Sunday, November 13, 2016

Giant Cannelé de Bordeaux

Giant cannelé de Bordeaux
For years I have loved eating and making cannelés de Bordeaux, which I learned at Ateliers des Chefs in Paris. These wonderful fluted confections are caramelized on the outside and contain a vanilla rum custard interior. The contrast between the textures is the thing.

Generally they come in three sizes, small (about 3.5 cm high), medium (about 4.5 cm high) and large (about   5.5 cm high). I make the small ones because I like the high proportion of crispy caramelized exterior to soft interior that they afford. Contrary to those who say you need to use copper molds, I make mine in inexpensive silicone molds with great results. Here's an example of my usual cannelés:

Mini-cannelés
Recently, however, we went to Michel Trama, an inn and two-star restaurant near Toulouse, and were served a gigantic cannelé suitable for at least four persons (although J and I nearly polished it off ourselves).

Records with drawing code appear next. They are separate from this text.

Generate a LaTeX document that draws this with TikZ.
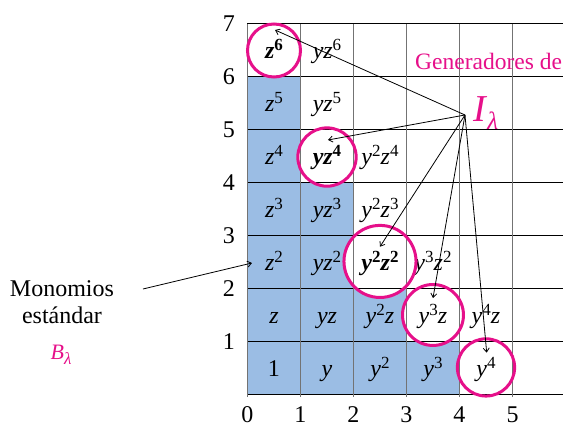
\documentclass[tikz,border=0pt]{standalone}
\usepackage{fontspec}
\setmainfont{Liberation Serif}
\usetikzlibrary{arrows.meta}
\definecolor{cellblue}{RGB}{155,189,228}
\definecolor{mag}{RGB}{230,16,138}
\definecolor{vgray}{RGB}{115,115,115}
\newcommand\ex[1]{\raisebox{0.37em}{\fontsize{17}{17}\selectfont #1}}
\newcommand\vi[1]{\textit{#1}}
\begin{document}
\begin{tikzpicture}[x=53pt,y=53pt,
  cell/.style={font=\fontsize{24}{28}\selectfont, inner sep=0pt, anchor=base},
  gen/.style={cell, font=\fontsize{24}{28}\selectfont\bfseries},
  ring/.style={draw=mag, line width=3pt},
  ax/.style={font=\fontsize{24}{28}\selectfont, inner sep=0pt},
  lbl/.style={font=\fontsize{24}{28}\selectfont, inner sep=0pt, anchor=base},
  ptr/.style={line width=0.8pt, -{Straight Barb[length=4pt,width=6pt]}},
  hline/.style={line width=1pt, black},
  vline/.style={line width=1.4pt, vgray},
]
\useasboundingbox (-247.5pt,-28pt) rectangle (315.5pt,395pt);
% standard monomials region
\fill[cellblue] (0,0) -- (4,0) -- (4,1) -- (3,1) -- (3,2) -- (2,2) -- (2,4) -- (1,4) -- (1,6) -- (0,6) -- cycle;
% non-generator cell labels
\def\dy{0.16}
\node[cell] (c00) at (0.5,0.5-\dy) {1};
\node[cell] (c01) at (0.5,1.5-\dy) {\vi{z}};
\node[cell] (c02) at (0.5,2.5-\dy) {\vi{z}\ex{2}};
\node[cell] (c03) at (0.5,3.5-\dy) {\vi{z}\ex{3}};
\node[cell] (c04) at (0.5,4.5-\dy) {\vi{z}\ex{4}};
\node[cell] (c05) at (0.5,5.5-\dy) {\vi{z}\ex{5}};
\node[cell] (c10) at (1.5,0.5-\dy) {\vi{y}};
\node[cell] (c11) at (1.5,1.5-\dy) {\vi{yz}};
\node[cell] (c12) at (1.5,2.5-\dy) {\vi{yz}\ex{2}};
\node[cell] (c13) at (1.5,3.5-\dy) {\vi{yz}\ex{3}};
\node[cell] (c15) at (1.5,5.5-\dy) {\vi{yz}\ex{5}};
\node[cell] (c16) at (1.5,6.5-\dy) {\vi{yz}\ex{6}};
\node[cell] (c20) at (2.5,0.5-\dy) {\vi{y}\ex{2}};
\node[cell] (c21) at (2.5,1.5-\dy) {\vi{y}\ex{2}\vi{z}};
\node[cell] (c23) at (2.5,3.5-\dy) {\vi{y}\ex{2}\vi{z}\ex{3}};
\node[cell] (c24) at (2.5,4.5-\dy) {\vi{y}\ex{2}\vi{z}\ex{4}};
\node[cell] (c30) at (3.5,0.5-\dy) {\vi{y}\ex{3}};
\node[cell] (c32) at (3.5,2.5-\dy) {\vi{y}\ex{3}\vi{z}\ex{2}};
\node[cell] (c41) at (4.5,1.5-\dy) {\vi{y}\ex{4}\vi{z}};
% white discs of the generators
\fill[white] (0.5,6.5) circle[radius=0.5];
\fill[white] (1.5,4.49) circle[radius=0.55];
\fill[white] (2.5,2.52) circle[radius=0.68];
\fill[white] (3.5,1.51) circle[radius=0.575];
\fill[white] (4.5,0.52) circle[radius=0.54];
% grid
\foreach \k in {0,...,7} \draw[hline] (0,\k) -- (5.953,\k);
\foreach \k in {0,...,5} \draw[vline] (\k,-0.04) -- (\k,7);
% rings
\draw[ring] (0.5,6.5) circle[radius=0.5];
\draw[ring] (1.5,4.49) circle[radius=0.55];
\draw[ring] (2.5,2.52) circle[radius=0.68];
\draw[ring] (3.5,1.51) circle[radius=0.575];
\draw[ring] (4.5,0.52) circle[radius=0.54];
% generator labels
\node[gen] (g1) at (0.5,6.5-\dy) {\vi{z}\ex{6}};
\node[gen] (g2) at (1.5,4.5-\dy) {\vi{yz}\ex{4}};
\node[gen] (g3) at (2.5,2.5-\dy) {\vi{y}\ex{2}\vi{z}\ex{2}};
\node[cell] (g4) at (3.5,1.5-\dy) {\vi{y}\ex{3}\vi{z}};
\node[cell] (g5) at (4.5,0.5-\dy) {\vi{y}\ex{4}};
% axis labels
\foreach \k in {1,...,7} \node[ax, anchor=east] (yl\k) at (-12.5pt,\k*53pt) {\k};
\foreach \k in {0,...,5} \node[ax, anchor=north] (xl\k) at (\k,-11.5pt) {\k};
% texts
\node[lbl, anchor=base west, text=mag, font=\fontsize{23.5}{28}\selectfont] (gen) at (167.5pt,325pt) {Generadores de};
\node[lbl, anchor=base west, text=mag] (il) at (225.5pt,273pt) {\fontsize{38}{40}\selectfont\textit{I}\raisebox{-0.21em}{\fontsize{25}{25}\selectfont\textit{λ}}};
\node[lbl] (mono1) at (-185.5pt,98.3pt) {Monomios};
\node[lbl] (mono2) at (-185.5pt,71.7pt) {estándar};
\node[lbl, text=mag] (bl) at (-186.5pt,35pt) {\fontsize{22}{24}\selectfont\textit{B}\raisebox{-0.2em}{\fontsize{17}{17}\selectfont\textit{λ}}};
% arrows
\coordinate (src) at (217.5pt,280pt);
\coordinate (t1) at (27.5pt,365pt);
\coordinate (t2) at (80.5pt,255pt);
\coordinate (t3) at (132.5pt,148.3pt);
\coordinate (t4) at (185.5pt,97pt);
\coordinate (t5) at (239.2pt,42.3pt);
\foreach \t in {t1,t2,t3,t4,t5} \draw[ptr] (src) -- (\t);
\coordinate (ms) at (-104.5pt,106pt);
\coordinate (mt) at (4.5pt,132pt);
\draw[ptr] (ms) -- (mt);
\end{tikzpicture}
\end{document}
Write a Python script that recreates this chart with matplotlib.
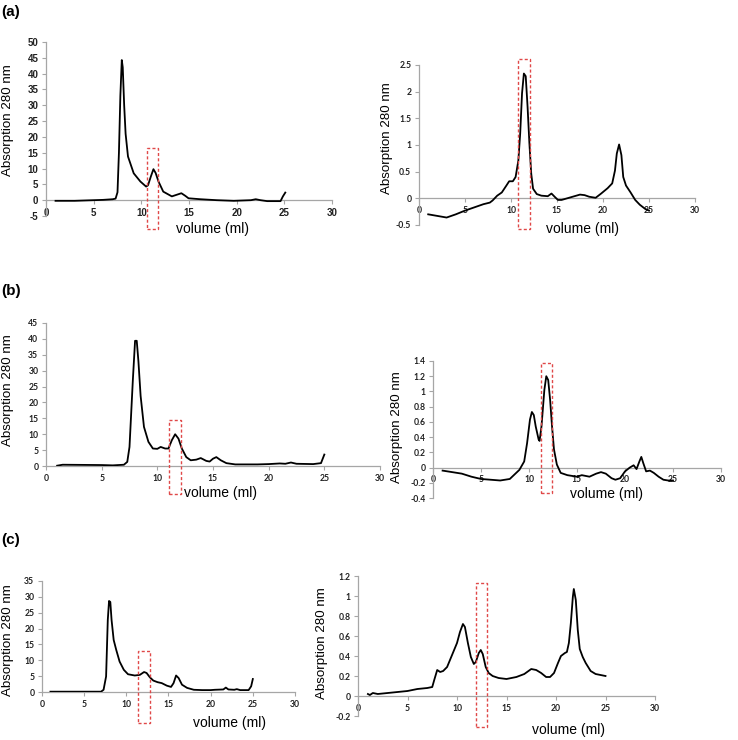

I determined to make this. The first order of business was to find an appropriate mold. Hunting around in Bordeaux, I soon realized that there is no official cannelé pan of this size, but we found a kugelhopf pan (for making an Alsatian cake of the same name) and carted it home. The hollow middle means that the dough is never more than about 7 cm thick, and generally less, not so far from the 5.5 cm of a large normal canelé.

Recognizing that the cooking times for my minis would not work at all, I guessed: a clear failure. So based on what I learned, I guessed again, and this time nailed it. The result is above: a crispy exterior and delightful custard inside. I am looking forward to serving it at a post-Thanksgiving dinner party for six in just two weeks.